En juin 1964, la carrière de Rock Pidjot prend un nouvel essor. Devenu suppléant du député Maurice Lenormand lors des législatives de novembre 1962, il lui succède durant une élection partielle, Lenormand ayant été condamné à une peine d’inéligibilité au mois de mars suite à sa participation à une bagarre à Nouméa. Pidjot devient le premier Kanak à entrer à l’Assemblée nationale. Il siège dans le groupe Centre démocratique jusqu’en avril 1967, puis dans Progrès et démocratie moderne jusqu’en 1973 (IIIe et IVe législature).
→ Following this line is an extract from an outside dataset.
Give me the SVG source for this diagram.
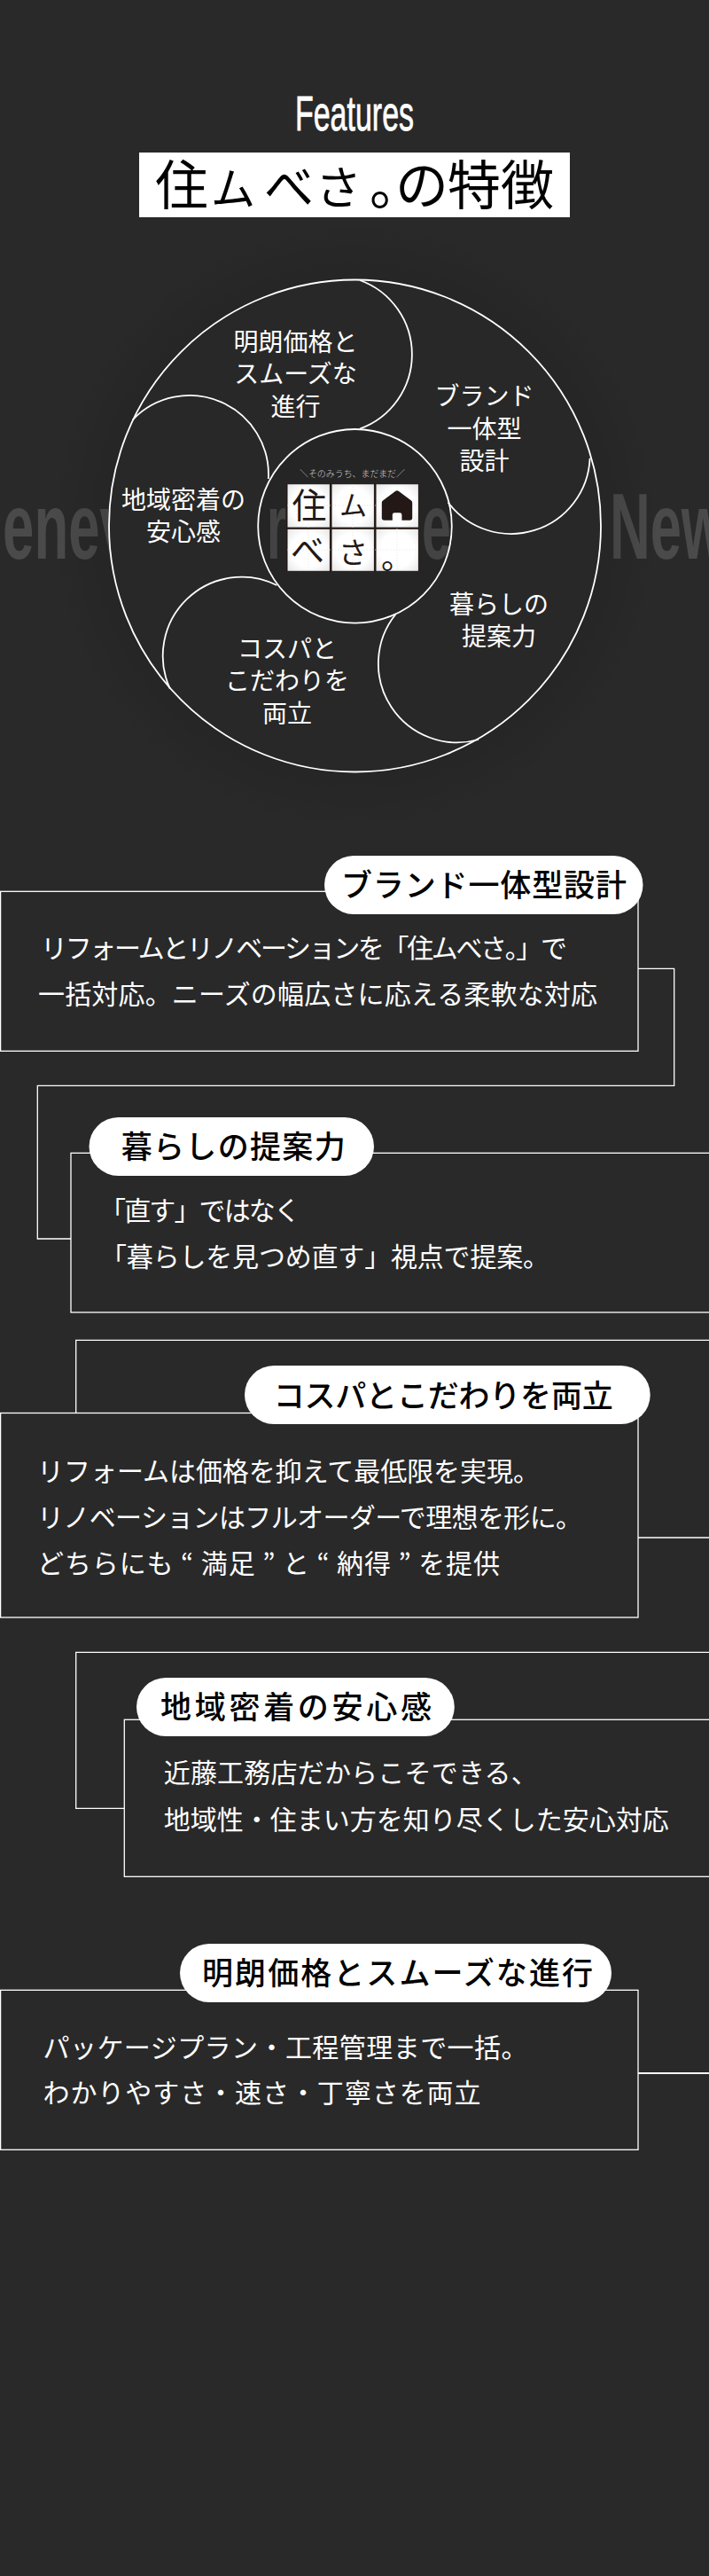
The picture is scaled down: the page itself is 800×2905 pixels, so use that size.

D’avril 1973 à avril 1978, il appartient aux Réformateurs démocrates sociaux (Ve législature). Toujours président de l’UC, il déclare à la fin de son mandat : « Je déposerai sur le bureau de l’Assemblée nationale un statut d’autonomie interne qui donnera aux Calédoniens le pouvoir de gérer eux-mêmes leurs propres affaires ».
De l’autonomie à l’indépendance
Réélu sous la VIe législature, il siège comme non inscrit jusqu’en mai 1981 puis comme socialiste jusqu’à son dernier mandat de député qui prend fin en avril 1986. Entre-temps, ses opinions politiques ont évolué. D’autonomiste, il se rallie à la nouvelle tendance indépendantiste de l’UC, incarnée par une jeune génération dont fait partie un certain Jean-Marie Tjibaou. Sous l’impulsion de ce dernier, l’UC forme, avec le Parti de Liberation Kanak (Palika, premier parti indépendantiste), le Front de Libération Nationaliste Kanak et Socialiste -FLNKS-, en 1984.
Pendant les années 80, où les tensions entre opposants et partisans de l’indépendance sont à leur comble sur le Caillou, Rock Pidjot s’affirme ouvertement comme indépendantiste au Parlement. En 1986, âgé de 79 ans, il ne se représente pas aux législatives et se retire de l’UC, dont Jean-Marie Tjibaou devient le président. Deux ans plus tard, les « événements » arrivent à leur paroxysme avec la prise d’otage et l’assaut dans la grotte de Gossanah à Ouvéa en mai 1988. Un épisode tragique de l’histoire contemporaine calédonienne mais qui eut pour issue la signature de l’accord de Matignon.
Rock Pidjot, lui, retourne dans sa tribu de la Conception, où il s’éteint le 23 novembre 1990. Quarante-six ans après son premier mandat à l’Assemblée nationale, Emmanuel Tjibaou devient, en juillet 2024, le deuxième député kanak à siéger au palais Bourbon. La famille Pidjot est quant à elle bien ancrée dans la vie politique calédonienne et au sein du mouvement indépendantiste. Charles Pidjot, son neveu, est un des signataires de l’accord de Nouméa (1998), tandis que l’actuel chef de la tribu de Saint-Louis, représentant au Congrès et lui aussi signataire de l’accord de Nouméa, Rock Wamytan, n’est autre que son petit-fils.
Enfin, on ne saurait évoquer la figure de Rock Pidjot sans parler de celle de son épouse, Scholastique Pidjot née Togna (1914 – 1984), qui eut une certaine influence sur son mari, concernant notamment la situation des Calédoniennes. Elle fonda en 1971 le « Mouvement des femmes pour un souriant village mélanésien », qui participa en 1975 à l’organisation de Mélanésia 2000, le premier festival des arts mélanésiens, à Nouméa. Elle entreprit également un énorme travail de conscientisation pour lutter contre les ravages de l’alcoolisme sur le territoire.